The commission adopted an order implementing the 2022 Safe Connections Act, a law aimed at protecting the privacy of abuse survivors.

The order requires mobile providers to allow domestic abuse victims to quickly separate phone lines from family plans. It also requires providers to omit from customer-facing logs any records of calls or texts to abuse hotlines. 

Large and medium-sized providers will have 12 months to comply with these requirements, while small carriers will have 18 months.

Abuse survivors will be able to receive six months of support from the FCC’s Lifeline program, a monthly internet discount funded by the Universal Service Fund.

Artificial intelligence and robocalls

The commission voted to move forward with a notice of inquiry on using artificial intelligence to prevent robocalls.

Commissioners will seek comment on which AI technologies are relevant to the FCC’s authority to protect consumers from scam calls. That will include feedback on how AI could be used to help the commission combat robocalls, and on how it could be used by bad actors to facilitate those calls now and in the future.

The move comes as the FCC has taken an aggressive stance on scam calls, moving in October to block call traffic from 20 companies for lax enforcement policies and extending in August strong identity verification requirements to a wider array of voice providers.

It will also seek input on verifying AI-generated voices and texts from callers or trustworthy entities legitimately using such tools.

SIM swap and port-out fraud

The FCC also voted to adopt an order addressing two common cell phone scams: SIM swap fraud and port-out fraud.
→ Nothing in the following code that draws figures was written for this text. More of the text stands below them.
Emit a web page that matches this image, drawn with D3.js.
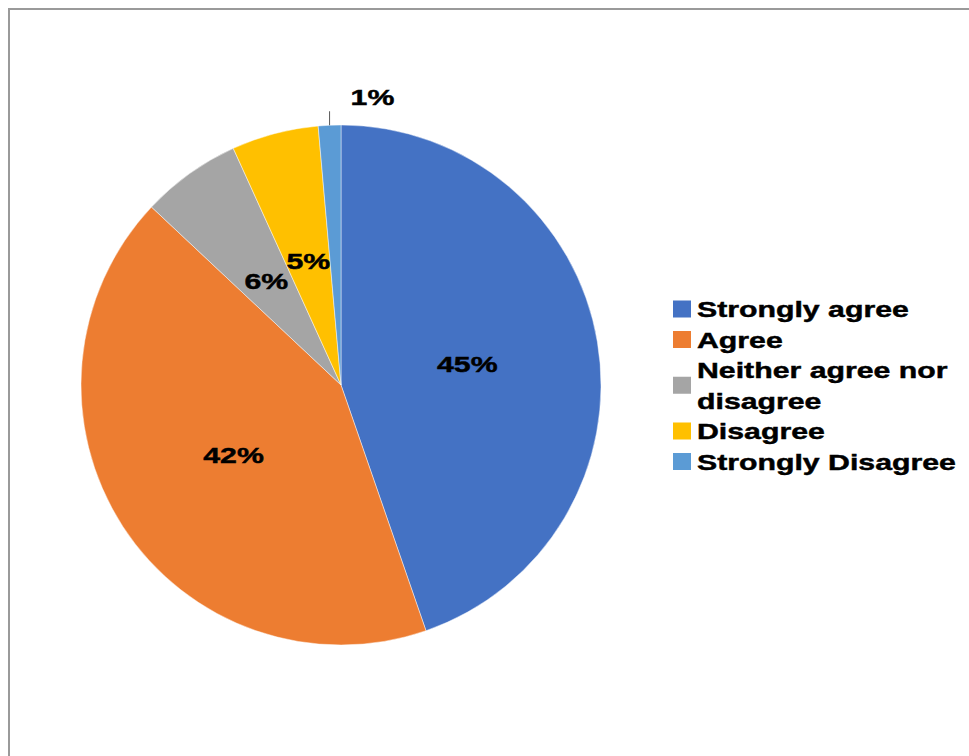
<!DOCTYPE html>
<html><head><meta charset="utf-8">
<script src="https://cdn.jsdelivr.net/npm/d3@7"></script>
<style>html,body{margin:0;padding:0;background:#fff;}svg{display:block;}</style>
</head><body>
<script>
const categories = ["Strongly agree", "Agree", "Neither agree nor disagree", "Disagree", "Strongly Disagree"];
const legendLines = [["Strongly agree"], ["Agree"], ["Neither agree nor", "disagree"], ["Disagree"], ["Strongly Disagree"]];
const values = [44.7, 42.3, 6.2, 5.4, 1.4];
const colors = ["#4472C4", "#ED7D31", "#A5A5A5", "#FFC000", "#5B9BD5"];

const W = 969, H = 756;
const svg = d3.select("body").append("svg").attr("width", W).attr("height", H);
svg.append("rect").attr("width", W).attr("height", H).attr("fill", "#fff");
// frame
svg.append("path").attr("d", "M9,760 L9,9 L975,9").attr("fill", "none").attr("stroke", "#9a9a9a").attr("stroke-width", 2);

const cx = 341, cy = 385, R = 260;
const SX = 1.345;
const font = "'Liberation Sans', Arial, sans-serif";

const pie = d3.pie().sort(null).value(d => d);
const arcs = pie(values);
const arc = d3.arc().innerRadius(0).outerRadius(R);
const labelArc = d3.arc().innerRadius(0).outerRadius(R * 0.985);

const g = svg.append("g").attr("transform", `translate(${cx},${cy})`);
g.selectAll("path.slice").data(arcs).enter().append("path")
  .attr("class", "slice")
  .attr("d", arc)
  .attr("fill", (d, i) => colors[i])
  .attr("stroke", "#ffffff").attr("stroke-width", 1).attr("stroke-opacity", 0.45);

const fmt = v => Math.round(v) + "%";
const styleText = t => t.attr("font-family", font).attr("font-weight", "bold").attr("font-size", 22.5)
  .attr("fill", "#000").attr("stroke", "#000").attr("stroke-width", 0.45);

arcs.forEach((d, i) => {
  const mid = (d.startAngle + d.endAngle) / 2;
  if (values[i] < 3) {
    const px = Math.sin(mid) * R, py = -Math.cos(mid) * R;
    g.append("line").attr("x1", px).attr("y1", py).attr("x2", px).attr("y2", py - 14)
      .attr("stroke", "#595959").attr("stroke-width", 1);
    styleText(g.append("text").attr("transform", `translate(${px + 21},${py - 20}) scale(${SX},1)`))
      .text(fmt(values[i]));
  } else {
    const [x, y] = labelArc.centroid(d);
    styleText(g.append("text").attr("transform", `translate(${x},${y}) scale(${SX},1)`)
      .attr("text-anchor", "middle").attr("dy", "0.36em"))
      .text(fmt(values[i]));
  }
});

// legend
const lx = 673, textX = 697, lineH = 30.5, y0 = 317;
const leg = svg.append("g");
let line = 0;
legendLines.forEach((lines, i) => {
  const firstBase = y0 + line * lineH;
  const lastBase = firstBase + (lines.length - 1) * lineH;
  const midY = (firstBase + lastBase) / 2 - 8;
  leg.append("rect").attr("x", lx).attr("y", midY - 8.5).attr("width", 18).attr("height", 17)
    .attr("fill", colors[i]);
  lines.forEach((t, j) => {
    styleText(leg.append("text").attr("transform", `translate(${textX},${firstBase + j * lineH}) scale(${SX},1)`))
      .text(t);
  });
  line += lines.length;
});
</script>
</body></html>
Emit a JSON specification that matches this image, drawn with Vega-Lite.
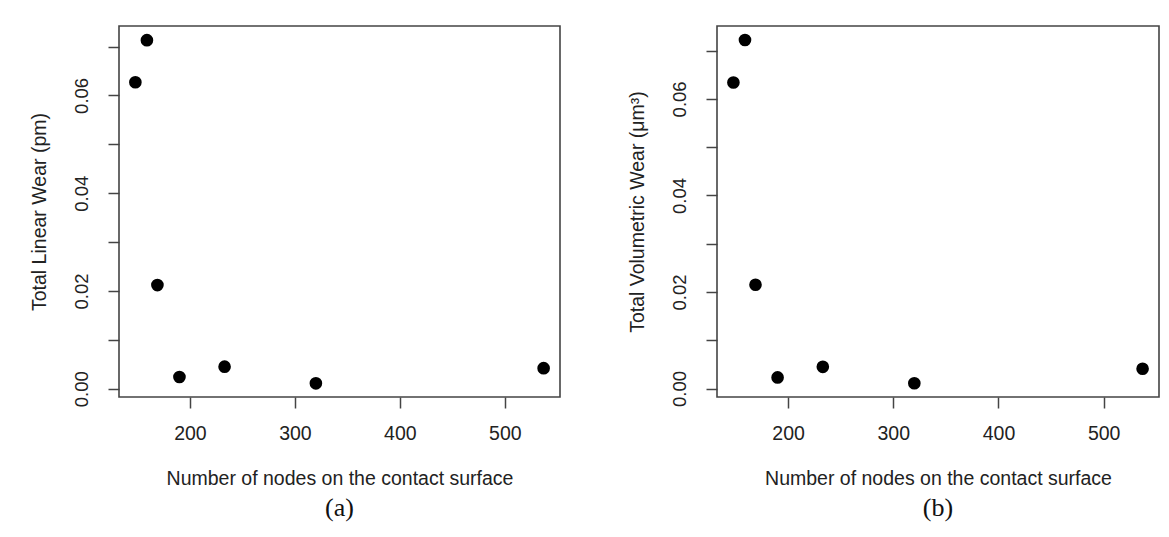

SIM swap fraud involves scammers transferring a victim’s account from one subscriber identity module, or SIM, generally a physical card used to verify a user’s identity, to another SIM out of the victim’s control. 

Port-out fraud involves scammers opening an account with a different wireless provider and arranging for a victim’s number to be transferred – or ported out – to the new provider.

Both allow scammers to pose as their victims online.

The new rules set up a framework for preventing this kind of fraud that, among other measures, requires providers to notify subscribers whenever a SIM change or port-out request is made. The order also kicks off an inquiry into harmonizing these rules with existing FCC and government policies.